>> begin Stored records

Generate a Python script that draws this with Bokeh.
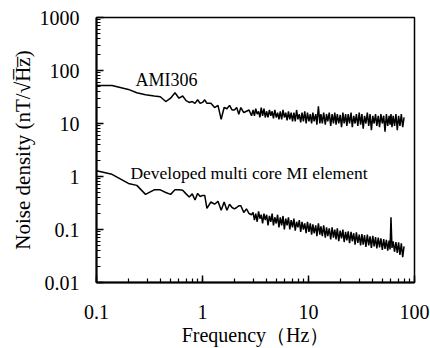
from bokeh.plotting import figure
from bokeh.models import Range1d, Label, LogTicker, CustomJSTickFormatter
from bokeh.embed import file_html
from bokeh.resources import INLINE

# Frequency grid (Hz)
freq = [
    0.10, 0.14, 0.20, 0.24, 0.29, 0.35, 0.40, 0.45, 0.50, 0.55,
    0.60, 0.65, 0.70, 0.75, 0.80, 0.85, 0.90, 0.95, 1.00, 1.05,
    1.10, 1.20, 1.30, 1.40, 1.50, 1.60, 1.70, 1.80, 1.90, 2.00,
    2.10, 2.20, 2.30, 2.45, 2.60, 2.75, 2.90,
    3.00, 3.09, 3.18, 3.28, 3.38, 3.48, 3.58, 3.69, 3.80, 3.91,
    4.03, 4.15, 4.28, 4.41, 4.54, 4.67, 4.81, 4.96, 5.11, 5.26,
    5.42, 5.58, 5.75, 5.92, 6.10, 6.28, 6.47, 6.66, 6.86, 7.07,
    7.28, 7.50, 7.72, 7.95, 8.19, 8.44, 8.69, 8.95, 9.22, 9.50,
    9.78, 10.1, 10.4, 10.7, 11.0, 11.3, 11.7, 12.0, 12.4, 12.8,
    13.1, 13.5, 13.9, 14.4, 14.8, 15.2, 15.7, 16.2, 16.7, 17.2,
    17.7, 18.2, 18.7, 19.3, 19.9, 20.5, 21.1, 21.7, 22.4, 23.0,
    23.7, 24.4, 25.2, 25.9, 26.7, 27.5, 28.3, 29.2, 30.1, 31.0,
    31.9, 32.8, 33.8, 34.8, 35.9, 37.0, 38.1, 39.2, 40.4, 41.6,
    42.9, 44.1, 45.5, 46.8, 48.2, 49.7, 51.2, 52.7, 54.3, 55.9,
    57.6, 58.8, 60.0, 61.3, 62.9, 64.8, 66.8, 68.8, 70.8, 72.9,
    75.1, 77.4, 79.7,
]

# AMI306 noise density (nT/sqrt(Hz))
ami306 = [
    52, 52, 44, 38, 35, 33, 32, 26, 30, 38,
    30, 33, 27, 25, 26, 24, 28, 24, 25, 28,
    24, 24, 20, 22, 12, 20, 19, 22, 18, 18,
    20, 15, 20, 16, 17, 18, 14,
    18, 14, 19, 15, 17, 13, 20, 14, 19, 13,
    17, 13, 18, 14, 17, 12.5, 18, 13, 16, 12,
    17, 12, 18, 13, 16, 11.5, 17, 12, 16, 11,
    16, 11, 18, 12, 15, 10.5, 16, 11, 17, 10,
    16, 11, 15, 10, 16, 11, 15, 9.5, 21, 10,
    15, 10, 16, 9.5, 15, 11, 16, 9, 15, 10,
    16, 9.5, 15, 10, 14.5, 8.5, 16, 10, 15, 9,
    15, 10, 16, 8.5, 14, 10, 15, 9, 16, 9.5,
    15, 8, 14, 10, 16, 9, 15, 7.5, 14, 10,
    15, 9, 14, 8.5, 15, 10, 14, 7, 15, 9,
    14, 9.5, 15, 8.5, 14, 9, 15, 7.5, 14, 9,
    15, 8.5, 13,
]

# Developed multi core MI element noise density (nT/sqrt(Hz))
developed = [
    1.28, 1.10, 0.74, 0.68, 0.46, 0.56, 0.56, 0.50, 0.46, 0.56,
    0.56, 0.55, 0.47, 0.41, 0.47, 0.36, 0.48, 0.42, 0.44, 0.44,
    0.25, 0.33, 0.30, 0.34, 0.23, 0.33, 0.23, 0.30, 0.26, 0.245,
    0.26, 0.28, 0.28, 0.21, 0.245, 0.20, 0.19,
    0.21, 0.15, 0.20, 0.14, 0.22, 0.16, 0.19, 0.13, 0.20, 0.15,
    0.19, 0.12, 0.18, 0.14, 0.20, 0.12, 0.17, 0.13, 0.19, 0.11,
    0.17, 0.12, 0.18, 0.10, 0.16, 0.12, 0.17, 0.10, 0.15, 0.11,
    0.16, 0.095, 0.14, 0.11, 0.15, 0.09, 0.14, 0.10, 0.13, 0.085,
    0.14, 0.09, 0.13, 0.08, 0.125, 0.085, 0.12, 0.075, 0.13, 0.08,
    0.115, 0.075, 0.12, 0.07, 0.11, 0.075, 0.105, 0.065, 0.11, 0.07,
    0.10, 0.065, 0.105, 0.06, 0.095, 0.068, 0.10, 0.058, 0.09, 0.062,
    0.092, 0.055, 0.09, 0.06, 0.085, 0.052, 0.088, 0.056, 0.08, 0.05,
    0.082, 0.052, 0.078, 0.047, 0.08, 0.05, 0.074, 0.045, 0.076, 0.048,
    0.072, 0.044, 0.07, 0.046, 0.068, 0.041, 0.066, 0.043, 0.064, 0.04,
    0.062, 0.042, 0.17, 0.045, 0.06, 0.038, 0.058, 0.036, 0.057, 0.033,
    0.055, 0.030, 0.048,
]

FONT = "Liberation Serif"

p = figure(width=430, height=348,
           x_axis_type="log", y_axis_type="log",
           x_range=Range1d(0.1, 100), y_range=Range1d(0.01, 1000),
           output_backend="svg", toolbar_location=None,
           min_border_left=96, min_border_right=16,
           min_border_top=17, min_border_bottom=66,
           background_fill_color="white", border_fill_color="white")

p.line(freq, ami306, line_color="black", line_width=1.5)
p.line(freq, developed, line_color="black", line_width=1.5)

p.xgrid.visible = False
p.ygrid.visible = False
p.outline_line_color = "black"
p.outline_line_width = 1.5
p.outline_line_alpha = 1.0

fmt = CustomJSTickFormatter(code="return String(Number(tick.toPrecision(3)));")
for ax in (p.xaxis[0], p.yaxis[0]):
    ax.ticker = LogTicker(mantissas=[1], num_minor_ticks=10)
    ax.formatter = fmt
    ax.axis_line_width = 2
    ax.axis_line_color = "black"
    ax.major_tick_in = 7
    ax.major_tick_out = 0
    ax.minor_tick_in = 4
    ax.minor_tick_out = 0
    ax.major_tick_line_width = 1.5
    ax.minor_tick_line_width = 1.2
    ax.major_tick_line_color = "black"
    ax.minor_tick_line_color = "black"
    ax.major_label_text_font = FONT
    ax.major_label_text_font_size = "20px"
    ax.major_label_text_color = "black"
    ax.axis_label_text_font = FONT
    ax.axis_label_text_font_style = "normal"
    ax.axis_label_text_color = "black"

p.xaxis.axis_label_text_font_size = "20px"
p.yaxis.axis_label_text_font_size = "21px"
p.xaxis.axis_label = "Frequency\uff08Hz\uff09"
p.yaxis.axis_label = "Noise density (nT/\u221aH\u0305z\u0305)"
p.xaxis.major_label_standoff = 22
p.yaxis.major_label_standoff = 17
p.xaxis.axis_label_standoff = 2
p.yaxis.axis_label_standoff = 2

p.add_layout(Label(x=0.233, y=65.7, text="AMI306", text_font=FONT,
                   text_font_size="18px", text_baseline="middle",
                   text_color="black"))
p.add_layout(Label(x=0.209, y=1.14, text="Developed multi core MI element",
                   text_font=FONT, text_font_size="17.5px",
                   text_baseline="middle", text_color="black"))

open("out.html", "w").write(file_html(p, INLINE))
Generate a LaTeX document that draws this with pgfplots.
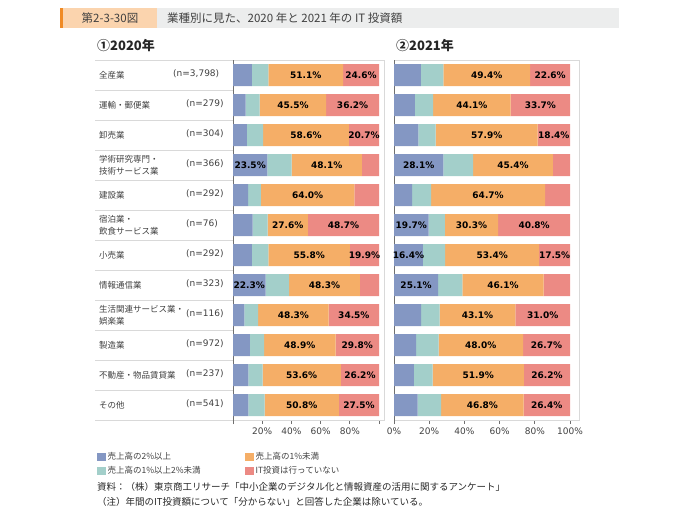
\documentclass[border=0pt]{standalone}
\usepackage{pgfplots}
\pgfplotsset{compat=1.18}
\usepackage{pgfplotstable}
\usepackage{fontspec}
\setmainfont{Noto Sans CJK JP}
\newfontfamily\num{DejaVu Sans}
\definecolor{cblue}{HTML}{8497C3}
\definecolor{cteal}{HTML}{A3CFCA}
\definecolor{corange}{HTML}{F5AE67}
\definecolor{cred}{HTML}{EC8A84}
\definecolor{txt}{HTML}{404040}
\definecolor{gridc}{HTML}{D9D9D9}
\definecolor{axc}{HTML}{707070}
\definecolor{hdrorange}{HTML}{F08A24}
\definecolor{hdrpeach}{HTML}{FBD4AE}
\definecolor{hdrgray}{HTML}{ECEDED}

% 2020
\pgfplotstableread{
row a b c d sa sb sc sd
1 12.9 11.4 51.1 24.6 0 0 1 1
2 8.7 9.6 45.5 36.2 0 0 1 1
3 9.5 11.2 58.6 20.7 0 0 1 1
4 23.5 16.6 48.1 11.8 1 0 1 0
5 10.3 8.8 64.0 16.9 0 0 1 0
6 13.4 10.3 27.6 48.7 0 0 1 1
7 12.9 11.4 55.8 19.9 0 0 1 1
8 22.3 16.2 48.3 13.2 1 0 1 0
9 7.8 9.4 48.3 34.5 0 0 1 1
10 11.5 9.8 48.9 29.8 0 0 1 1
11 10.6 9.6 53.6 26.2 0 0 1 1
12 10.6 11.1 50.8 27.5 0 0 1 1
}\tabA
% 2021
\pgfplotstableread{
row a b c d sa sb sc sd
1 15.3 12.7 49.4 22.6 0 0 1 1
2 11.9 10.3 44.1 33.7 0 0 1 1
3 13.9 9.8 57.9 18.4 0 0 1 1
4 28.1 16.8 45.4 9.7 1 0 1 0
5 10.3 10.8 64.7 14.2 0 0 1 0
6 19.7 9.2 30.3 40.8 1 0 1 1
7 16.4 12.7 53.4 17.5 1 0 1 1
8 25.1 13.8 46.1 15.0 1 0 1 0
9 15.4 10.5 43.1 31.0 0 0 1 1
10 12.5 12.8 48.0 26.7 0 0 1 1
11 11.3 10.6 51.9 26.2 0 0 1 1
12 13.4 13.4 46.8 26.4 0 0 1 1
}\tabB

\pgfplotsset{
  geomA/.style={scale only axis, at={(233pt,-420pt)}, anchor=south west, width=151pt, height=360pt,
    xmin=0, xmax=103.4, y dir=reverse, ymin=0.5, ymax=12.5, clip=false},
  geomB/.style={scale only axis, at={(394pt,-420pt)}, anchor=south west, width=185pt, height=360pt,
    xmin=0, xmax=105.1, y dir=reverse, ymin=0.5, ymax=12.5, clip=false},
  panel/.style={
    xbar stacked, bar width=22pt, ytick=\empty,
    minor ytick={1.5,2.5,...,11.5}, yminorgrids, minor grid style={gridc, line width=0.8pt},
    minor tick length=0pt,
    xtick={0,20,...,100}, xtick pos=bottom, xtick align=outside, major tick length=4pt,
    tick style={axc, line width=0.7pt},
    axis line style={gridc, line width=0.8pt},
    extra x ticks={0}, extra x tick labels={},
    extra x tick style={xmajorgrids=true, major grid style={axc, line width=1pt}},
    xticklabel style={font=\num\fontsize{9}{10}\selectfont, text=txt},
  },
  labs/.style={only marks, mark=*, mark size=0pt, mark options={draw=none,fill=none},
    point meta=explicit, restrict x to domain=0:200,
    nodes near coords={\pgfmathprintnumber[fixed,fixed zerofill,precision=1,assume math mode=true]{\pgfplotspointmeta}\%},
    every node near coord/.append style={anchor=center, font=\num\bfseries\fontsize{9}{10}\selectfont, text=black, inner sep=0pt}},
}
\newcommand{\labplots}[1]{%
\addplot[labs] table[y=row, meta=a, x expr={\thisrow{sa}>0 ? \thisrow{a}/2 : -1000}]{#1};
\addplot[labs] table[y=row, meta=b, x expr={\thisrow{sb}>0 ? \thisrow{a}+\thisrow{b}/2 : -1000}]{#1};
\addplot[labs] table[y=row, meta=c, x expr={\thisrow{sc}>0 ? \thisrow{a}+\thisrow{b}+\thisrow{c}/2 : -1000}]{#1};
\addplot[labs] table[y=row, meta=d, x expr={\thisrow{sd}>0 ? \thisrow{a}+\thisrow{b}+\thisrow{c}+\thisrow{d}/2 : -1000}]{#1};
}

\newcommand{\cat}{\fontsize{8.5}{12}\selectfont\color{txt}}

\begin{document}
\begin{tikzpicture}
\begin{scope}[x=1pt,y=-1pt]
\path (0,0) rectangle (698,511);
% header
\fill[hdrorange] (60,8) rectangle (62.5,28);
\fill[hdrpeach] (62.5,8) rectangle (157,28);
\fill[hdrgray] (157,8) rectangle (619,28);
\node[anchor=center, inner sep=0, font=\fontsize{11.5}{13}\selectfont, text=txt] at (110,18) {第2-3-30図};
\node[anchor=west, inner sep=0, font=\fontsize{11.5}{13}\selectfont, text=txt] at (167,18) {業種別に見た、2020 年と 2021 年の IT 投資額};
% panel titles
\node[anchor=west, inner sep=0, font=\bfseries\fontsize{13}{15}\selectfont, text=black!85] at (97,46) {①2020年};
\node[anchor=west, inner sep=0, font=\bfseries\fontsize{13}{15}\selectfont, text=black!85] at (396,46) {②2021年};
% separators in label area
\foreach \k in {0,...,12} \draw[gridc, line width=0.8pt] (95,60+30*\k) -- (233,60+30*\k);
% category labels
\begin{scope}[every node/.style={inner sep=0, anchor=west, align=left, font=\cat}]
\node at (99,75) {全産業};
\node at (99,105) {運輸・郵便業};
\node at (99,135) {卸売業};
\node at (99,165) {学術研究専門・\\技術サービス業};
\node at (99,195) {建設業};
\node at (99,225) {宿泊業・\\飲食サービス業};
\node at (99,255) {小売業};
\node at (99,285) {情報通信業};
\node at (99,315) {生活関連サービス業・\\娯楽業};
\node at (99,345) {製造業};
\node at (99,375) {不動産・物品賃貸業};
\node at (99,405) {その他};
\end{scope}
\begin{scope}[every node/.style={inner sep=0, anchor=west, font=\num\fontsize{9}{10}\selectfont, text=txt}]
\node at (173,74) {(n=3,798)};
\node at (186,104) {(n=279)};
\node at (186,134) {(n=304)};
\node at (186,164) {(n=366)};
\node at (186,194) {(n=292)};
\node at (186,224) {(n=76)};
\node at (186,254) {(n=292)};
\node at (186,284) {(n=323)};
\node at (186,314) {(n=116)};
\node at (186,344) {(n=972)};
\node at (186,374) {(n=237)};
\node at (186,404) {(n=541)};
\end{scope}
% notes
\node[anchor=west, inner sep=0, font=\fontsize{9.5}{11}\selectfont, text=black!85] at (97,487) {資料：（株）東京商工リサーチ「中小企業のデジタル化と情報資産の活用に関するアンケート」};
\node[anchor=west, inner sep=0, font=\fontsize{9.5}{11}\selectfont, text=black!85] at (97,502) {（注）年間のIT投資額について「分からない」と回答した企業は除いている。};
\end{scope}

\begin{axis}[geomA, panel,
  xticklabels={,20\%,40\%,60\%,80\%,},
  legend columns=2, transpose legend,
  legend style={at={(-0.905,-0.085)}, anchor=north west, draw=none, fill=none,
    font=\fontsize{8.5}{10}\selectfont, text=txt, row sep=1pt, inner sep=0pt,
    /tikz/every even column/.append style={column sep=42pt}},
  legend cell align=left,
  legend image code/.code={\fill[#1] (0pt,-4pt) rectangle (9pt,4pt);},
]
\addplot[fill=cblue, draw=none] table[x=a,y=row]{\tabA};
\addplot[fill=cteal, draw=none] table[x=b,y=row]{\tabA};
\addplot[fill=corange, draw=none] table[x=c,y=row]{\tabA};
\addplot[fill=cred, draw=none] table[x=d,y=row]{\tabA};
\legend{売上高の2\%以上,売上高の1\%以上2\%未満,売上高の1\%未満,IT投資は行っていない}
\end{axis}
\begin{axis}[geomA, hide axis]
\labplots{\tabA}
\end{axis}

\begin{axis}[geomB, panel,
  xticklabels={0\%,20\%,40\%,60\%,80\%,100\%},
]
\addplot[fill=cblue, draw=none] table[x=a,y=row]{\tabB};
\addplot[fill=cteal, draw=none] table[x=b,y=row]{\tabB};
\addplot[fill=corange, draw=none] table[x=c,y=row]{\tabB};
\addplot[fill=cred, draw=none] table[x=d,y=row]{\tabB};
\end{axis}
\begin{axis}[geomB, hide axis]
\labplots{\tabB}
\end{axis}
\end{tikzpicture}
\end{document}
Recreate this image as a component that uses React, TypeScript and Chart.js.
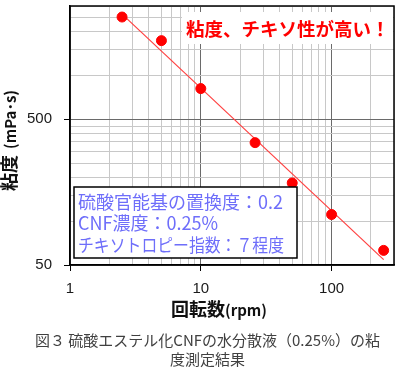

>> end Stored records

**Prompt**
Take the material above from its first line through the line holding "from bokeh.resources import INLINE" and set it down exactly, without the pictures.

**Task result**
Generate a Python script that draws this with Bokeh.
from bokeh.plotting import figure
from bokeh.models import Range1d, Label, LogTicker, CustomJSTickFormatter
from bokeh.embed import file_html
from bokeh.resources import INLINE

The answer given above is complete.